Un grupo de personas que tiene todo para tomar del Estado y nada para darle a la Patria se ha adueñado del futuro de cada uno de nosotros. Y están construyendo una Argentina que no es la que siempre soñamos ser: una nación libre, respetuosa, limpia, educada, progresista, respetada, culta, integrada al mundo, honesta, alegre y con futuro.
Y si esa Argentina no recupera la capacidad de representarse a sí misma en el Estado, el futuro inmediato nos encontrará llenos de D’Elias, Bonafinis, Timmermans, Araujos, Grondonas, Máximos, Zaffaronis y otras yerbas.
No es verdad que nada puede hacerse. Y mucho menos cierta es la resignada afirmación de que “ellos” son los únicos que pueden tomar el protagonismo. Porque son muchas las cosas que cada uno de nosotros puede movilizar desde su propio entorno de vida (trabajo, colegio de nuestros hijos, vida gremial, sociedades de fomento, clubes deportivos, ONG y hasta la propia mesa familiar) para que, ladrillo por ladrillo, se vaya levantando el edificio de una nueva cultura democrática.
Esa que desde 1983 hasta hoy ha sido secuestrada por una clase dirigente que solo sabe representarse a sí misma y a sus intereses. La que se convirtió descaradamente en una sumatoria de slogans cada vez más vacíos y cada vez más apegada a un relato que, antes percibíamos y ahora sabemos, es totalmente falso.

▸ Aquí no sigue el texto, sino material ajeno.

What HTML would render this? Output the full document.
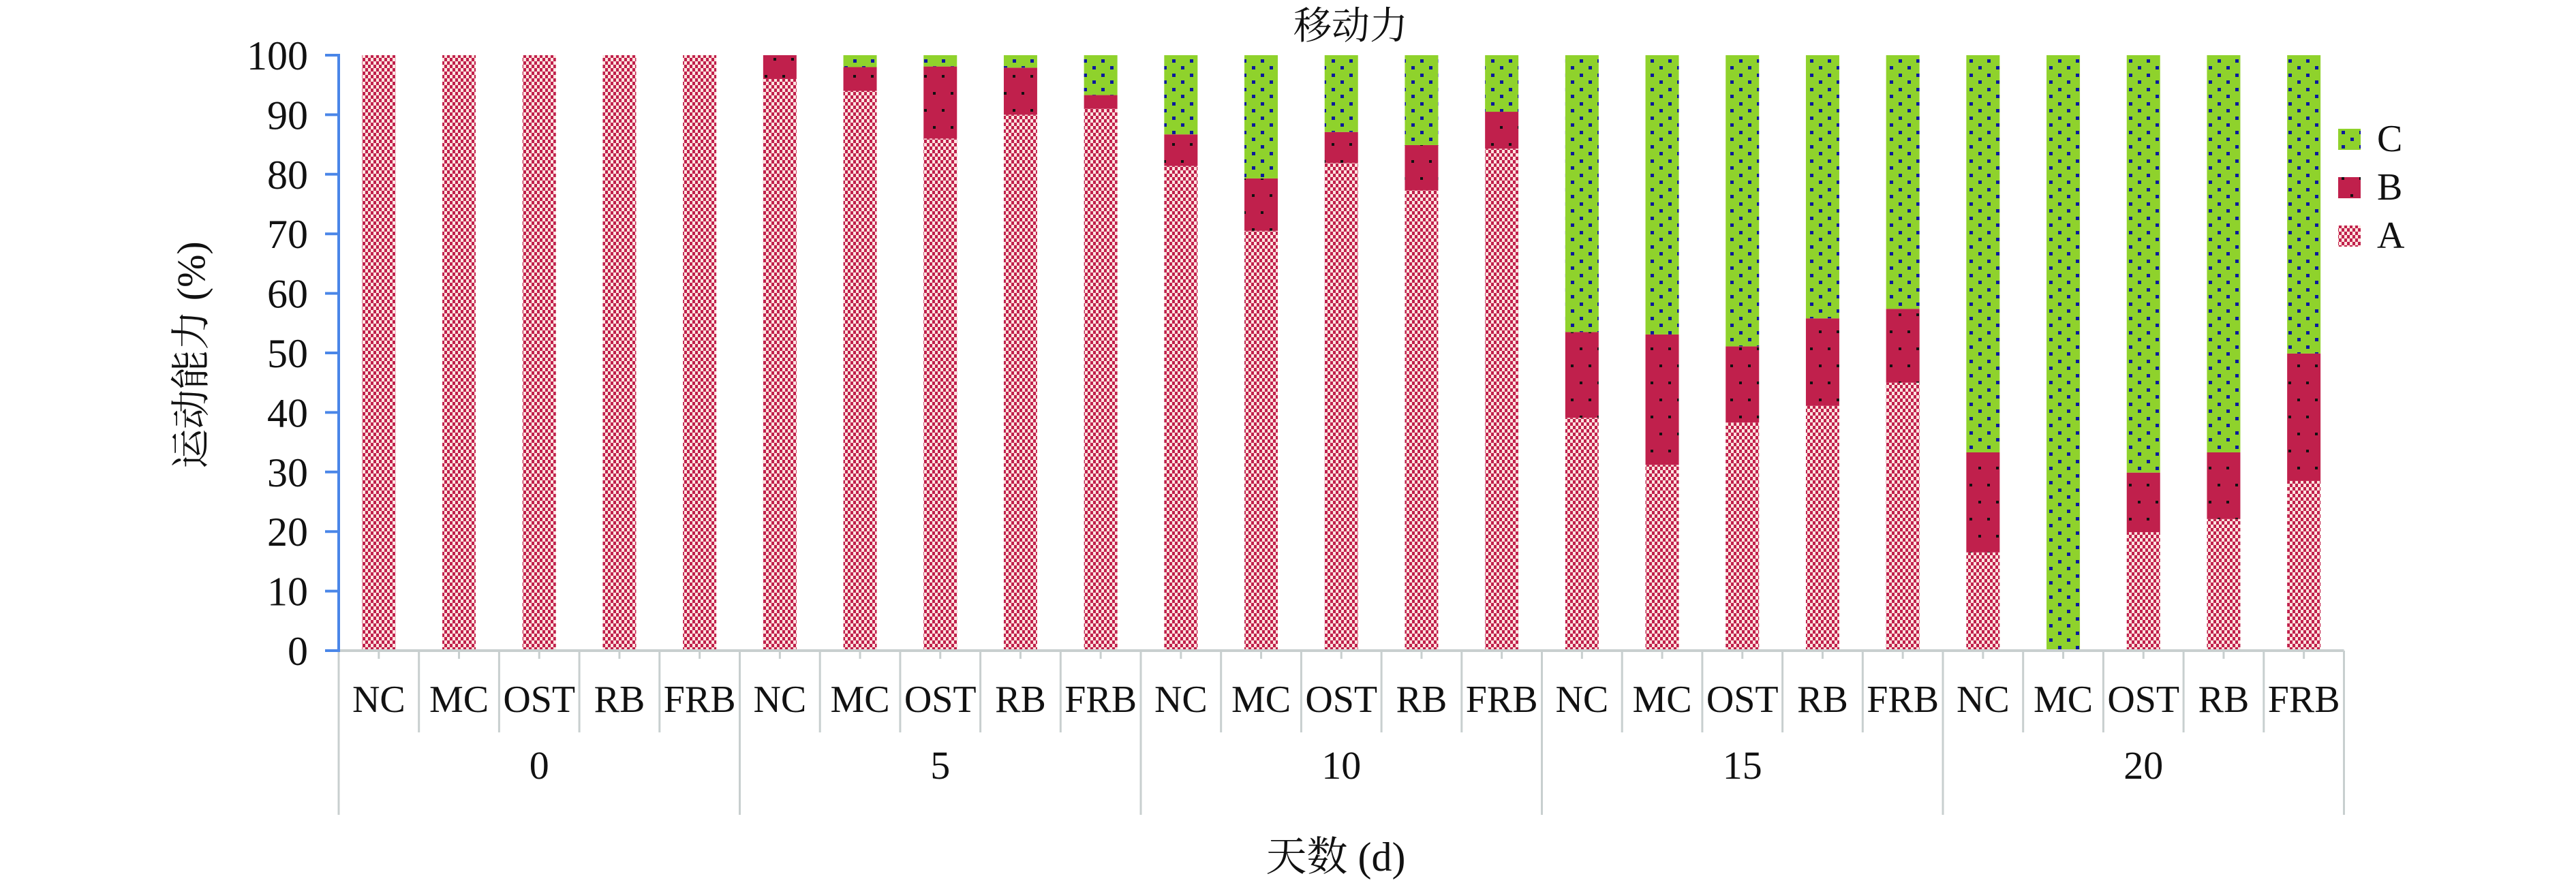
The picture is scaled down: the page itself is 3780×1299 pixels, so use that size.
<!DOCTYPE html>
<html><head><meta charset="utf-8"><style>
html,body{margin:0;padding:0;background:#fff;}
svg{display:block;}
text{font-family:"Liberation Serif","Noto Serif CJK SC","Noto Sans CJK SC",serif;fill:#111;}
</style></head><body>
<svg id="chart" width="3780" height="1299" viewBox="0 0 3780 1299">
<defs>
<pattern id="patA" width="8" height="10" patternUnits="userSpaceOnUse">
<rect width="8" height="10" fill="#fde3df"/>
<rect x="0" y="0" width="4" height="5" fill="#c0204c"/>
<rect x="4" y="5" width="4" height="5" fill="#c0204c"/>
</pattern>
<pattern id="patB" width="26" height="50" patternUnits="userSpaceOnUse">
<rect width="26" height="50" fill="#c0204c"/>
<rect x="4" y="10" width="4" height="4" fill="#111"/>
<rect x="17" y="35" width="4" height="4" fill="#111"/>
</pattern>
<pattern id="patC" width="26" height="21" patternUnits="userSpaceOnUse">
<rect width="26" height="21" fill="#8fd22c"/>
<rect x="4" y="3" width="5" height="5" fill="#0c1a9c"/>
<rect x="17" y="13" width="5" height="5" fill="#0c1a9c"/>
</pattern>
</defs>
<text x="1982" y="57" font-size="56" text-anchor="middle">移动力</text>
<text transform="translate(300,521) rotate(-90)" font-size="58" text-anchor="middle">运动能力 (%)</text>
<text x="1960" y="1278" font-size="60" text-anchor="middle">天数 (d)</text>
<g id="grid"></g>
<g id="bars"></g>
<g id="axes"></g>
<g>
<rect x="3431" y="189" width="33" height="31" fill="url(#patC)"/>
<text x="3488" y="222" font-size="56">C</text>
<rect x="3431" y="260" width="33" height="31" fill="url(#patB)"/>
<text x="3488" y="293" font-size="56">B</text>
<rect x="3431" y="331" width="33" height="31" fill="url(#patA)"/>
<text x="3488" y="364" font-size="56">A</text>
</g>
</svg>
<script>
const groups = ["0","5","10","15","20"];
const treatments = ["NC","MC","OST","RB","FRB"];
const seriesA = [100,100,100,100,100, 96,94,86,90,91, 81.4,70.5,81.9,77.3,84.3, 39.1,31.2,38.3,41.1,45.0, 16.5,0,19.9,22.1,28.5];
const seriesB = [0,0,0,0,0, 4,4,12.1,7.9,2.3, 5.3,8.8,5.2,7.6,6.2, 14.4,21.9,12.8,14.7,12.4, 16.8,0,10.0,11.2,21.4];
const seriesC = [0,0,0,0,0, 0,2,1.9,2.1,6.7, 13.3,20.7,12.9,15.1,9.5, 46.5,46.9,48.9,44.2,42.6, 66.7,100,70.1,66.7,50.1];
const yTicks = [0,10,20,30,40,50,60,70,80,90,100];

const NS="http://www.w3.org/2000/svg";
const X0=497, Y0=955, Y100=81, STEP=117.7, BW=49;
const n=groups.length*treatments.length;
const yScale=v=>Y0-(v/100)*(Y0-Y100);
const xCenter=i=>X0+STEP*(i+0.5);
function mk(tag,attrs,parent){const e=document.createElementNS(NS,tag);for(const k in attrs)e.setAttribute(k,attrs[k]);parent.appendChild(e);return e;}
const bars=document.getElementById('bars'), axes=document.getElementById('axes');
const series=[[seriesA,'url(#patA)','a'],[seriesB,'url(#patB)','b'],[seriesC,'url(#patC)','c']];
for(let i=0;i<n;i++){
  let base=0;
  for(const [arr,fill,nm] of series){
    const v=arr[i];
    if(v>0){
      const r=mk('rect',{x:xCenter(i)-BW/2,y:yScale(base+v),width:BW,height:yScale(base)-yScale(base+v),fill:fill},bars);
      
      
    }
    base+=v;
  }
}
// x axis
const xl=mk('line',{x1:X0,y1:Y0,x2:X0+STEP*n,y2:Y0,stroke:'#c8cfcf','stroke-width':4},axes);


for(let i=0;i<n;i++){
  mk('line',{x1:xCenter(i),y1:Y0,x2:xCenter(i),y2:Y0+12,stroke:'#c8cfcf','stroke-width':3},axes);
  const t=mk('text',{x:xCenter(i),y:1045,'font-size':56,'text-anchor':'middle'},axes);
  t.textContent=treatments[i%5];
  
  
}
for(let i=0;i<=n;i++){
  const x=X0+STEP*i;
  const long=(i%5===0);
  mk('line',{x1:x,y1:Y0,x2:x,y2:long?1196:1075,stroke:'#c8cfcf','stroke-width':3},axes);
}
for(let g=0;g<groups.length;g++){
  const t=mk('text',{x:X0+STEP*(g*5+2.5),y:1143,'font-size':58,'text-anchor':'middle'},axes);
  t.textContent=groups[g];
  
  
}
// y axis
const yl=mk('line',{x1:X0,y1:Y100-2,x2:X0,y2:Y0+2,stroke:'#4a86e8','stroke-width':4},axes);


for(const v of yTicks){
  const y=yScale(v);
  mk('line',{x1:477,y1:y,x2:X0,y2:y,stroke:'#4a86e8','stroke-width':4},axes);
  const t=mk('text',{x:452,y:y+21,'font-size':60,'text-anchor':'end'},axes);
  t.textContent=v;
  
  
}
</script>
</body></html>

Durante treinta años preguntamos sin pausa cuándo iba a llegar el momento en que la “emergencia” diera paso a un tiempo de trabajo creativo que nos permitiese aprovechar tantas oportunidades que se le presentaron al país en el período. Preguntamos y preguntamos. Esperamos, vimos, nos desengañamos y seguimos preguntando. La respuesta está en cada uno de nosotros.